### [Source excerpt]

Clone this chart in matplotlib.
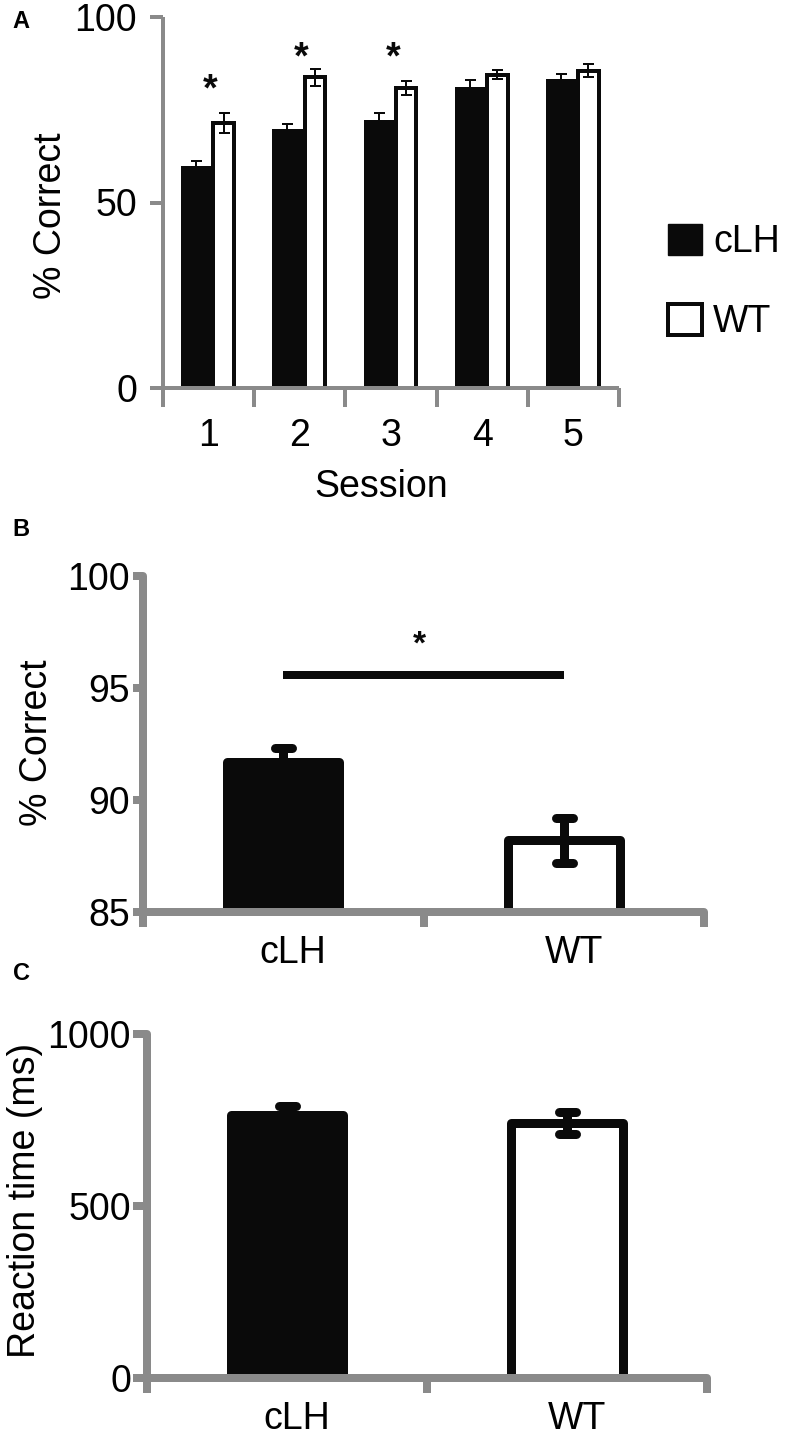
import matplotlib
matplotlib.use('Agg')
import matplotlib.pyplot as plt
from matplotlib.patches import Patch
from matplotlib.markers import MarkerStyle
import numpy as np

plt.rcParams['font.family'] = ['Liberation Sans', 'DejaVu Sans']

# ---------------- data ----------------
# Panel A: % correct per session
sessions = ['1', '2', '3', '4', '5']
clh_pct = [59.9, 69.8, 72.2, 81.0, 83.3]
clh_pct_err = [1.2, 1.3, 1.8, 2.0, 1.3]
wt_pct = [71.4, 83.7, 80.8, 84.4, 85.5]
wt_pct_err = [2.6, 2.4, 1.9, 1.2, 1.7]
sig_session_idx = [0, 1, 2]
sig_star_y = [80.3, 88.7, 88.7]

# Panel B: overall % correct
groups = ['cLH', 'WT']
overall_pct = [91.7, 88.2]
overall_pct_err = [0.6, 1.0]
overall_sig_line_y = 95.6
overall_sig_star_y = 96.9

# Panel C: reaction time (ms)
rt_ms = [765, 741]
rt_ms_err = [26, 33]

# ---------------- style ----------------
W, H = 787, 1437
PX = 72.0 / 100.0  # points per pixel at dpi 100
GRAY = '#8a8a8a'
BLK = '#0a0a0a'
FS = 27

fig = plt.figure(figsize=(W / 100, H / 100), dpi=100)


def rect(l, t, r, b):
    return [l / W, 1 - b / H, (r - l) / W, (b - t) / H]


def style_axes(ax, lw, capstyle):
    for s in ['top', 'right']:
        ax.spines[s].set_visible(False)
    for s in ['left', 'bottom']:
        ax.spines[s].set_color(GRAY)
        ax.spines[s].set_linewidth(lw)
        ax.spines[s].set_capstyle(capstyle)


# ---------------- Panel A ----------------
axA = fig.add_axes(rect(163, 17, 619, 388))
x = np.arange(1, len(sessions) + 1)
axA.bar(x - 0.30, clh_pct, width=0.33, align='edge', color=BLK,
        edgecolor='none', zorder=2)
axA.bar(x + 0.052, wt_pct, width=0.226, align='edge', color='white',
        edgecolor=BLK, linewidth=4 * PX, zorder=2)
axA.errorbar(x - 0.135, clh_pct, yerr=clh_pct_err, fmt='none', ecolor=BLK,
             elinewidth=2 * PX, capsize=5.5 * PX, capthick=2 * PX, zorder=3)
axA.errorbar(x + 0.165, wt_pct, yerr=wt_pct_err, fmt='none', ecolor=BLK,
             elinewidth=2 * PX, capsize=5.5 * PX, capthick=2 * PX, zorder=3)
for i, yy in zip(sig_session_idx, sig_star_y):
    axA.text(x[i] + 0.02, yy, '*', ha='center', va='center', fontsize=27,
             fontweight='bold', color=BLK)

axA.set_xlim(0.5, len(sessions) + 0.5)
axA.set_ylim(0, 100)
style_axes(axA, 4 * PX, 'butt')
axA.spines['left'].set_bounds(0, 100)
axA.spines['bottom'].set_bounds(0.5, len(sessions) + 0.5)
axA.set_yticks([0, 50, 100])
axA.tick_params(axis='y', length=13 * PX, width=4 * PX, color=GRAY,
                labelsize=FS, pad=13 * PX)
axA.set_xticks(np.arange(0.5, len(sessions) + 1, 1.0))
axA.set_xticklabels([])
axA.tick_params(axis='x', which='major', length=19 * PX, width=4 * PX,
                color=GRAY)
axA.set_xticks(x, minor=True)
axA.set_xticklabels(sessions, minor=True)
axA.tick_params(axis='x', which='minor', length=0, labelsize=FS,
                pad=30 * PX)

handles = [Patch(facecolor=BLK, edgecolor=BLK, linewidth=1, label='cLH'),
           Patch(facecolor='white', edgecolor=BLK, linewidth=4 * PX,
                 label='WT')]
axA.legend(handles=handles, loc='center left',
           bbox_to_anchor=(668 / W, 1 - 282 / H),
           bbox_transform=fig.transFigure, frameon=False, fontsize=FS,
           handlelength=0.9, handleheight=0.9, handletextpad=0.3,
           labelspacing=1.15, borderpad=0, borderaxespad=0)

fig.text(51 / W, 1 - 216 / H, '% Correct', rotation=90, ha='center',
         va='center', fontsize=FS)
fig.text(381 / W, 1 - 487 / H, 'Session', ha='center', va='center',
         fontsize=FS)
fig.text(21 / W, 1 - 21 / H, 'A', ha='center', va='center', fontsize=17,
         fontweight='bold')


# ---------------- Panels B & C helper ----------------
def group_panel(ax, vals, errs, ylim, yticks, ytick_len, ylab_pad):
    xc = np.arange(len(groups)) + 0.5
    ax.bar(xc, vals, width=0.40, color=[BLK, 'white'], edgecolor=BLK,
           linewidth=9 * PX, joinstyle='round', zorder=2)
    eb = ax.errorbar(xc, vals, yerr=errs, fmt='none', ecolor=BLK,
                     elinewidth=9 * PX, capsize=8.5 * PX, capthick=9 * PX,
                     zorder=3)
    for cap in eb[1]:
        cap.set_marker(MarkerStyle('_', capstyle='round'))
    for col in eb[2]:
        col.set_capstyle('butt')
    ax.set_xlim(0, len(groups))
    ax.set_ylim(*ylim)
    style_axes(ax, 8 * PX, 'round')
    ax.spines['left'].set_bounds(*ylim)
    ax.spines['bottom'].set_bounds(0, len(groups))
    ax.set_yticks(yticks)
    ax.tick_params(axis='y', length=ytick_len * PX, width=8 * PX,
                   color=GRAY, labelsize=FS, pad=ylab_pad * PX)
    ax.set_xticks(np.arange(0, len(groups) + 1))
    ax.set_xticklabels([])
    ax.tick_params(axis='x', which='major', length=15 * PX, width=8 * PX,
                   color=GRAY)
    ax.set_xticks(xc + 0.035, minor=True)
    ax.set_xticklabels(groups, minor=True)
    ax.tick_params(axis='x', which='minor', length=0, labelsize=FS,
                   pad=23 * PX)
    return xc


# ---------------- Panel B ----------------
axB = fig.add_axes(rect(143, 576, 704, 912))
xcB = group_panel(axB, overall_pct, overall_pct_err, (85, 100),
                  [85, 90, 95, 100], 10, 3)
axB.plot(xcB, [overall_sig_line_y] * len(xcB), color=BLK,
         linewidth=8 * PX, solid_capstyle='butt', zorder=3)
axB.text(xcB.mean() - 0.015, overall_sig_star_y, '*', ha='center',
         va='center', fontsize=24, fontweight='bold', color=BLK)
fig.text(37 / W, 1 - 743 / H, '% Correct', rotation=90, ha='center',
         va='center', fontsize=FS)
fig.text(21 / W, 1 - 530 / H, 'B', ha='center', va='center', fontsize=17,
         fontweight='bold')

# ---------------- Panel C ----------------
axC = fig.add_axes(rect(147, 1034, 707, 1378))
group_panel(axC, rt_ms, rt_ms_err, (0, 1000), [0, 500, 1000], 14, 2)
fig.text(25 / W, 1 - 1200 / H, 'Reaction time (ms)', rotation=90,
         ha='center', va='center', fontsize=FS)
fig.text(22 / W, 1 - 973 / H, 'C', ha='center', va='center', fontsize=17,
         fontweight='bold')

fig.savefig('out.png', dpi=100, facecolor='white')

### [Work instructions]
State the count of lines holding the string "matplotlib" in the listing above, and nothing else.

### [Task response]
6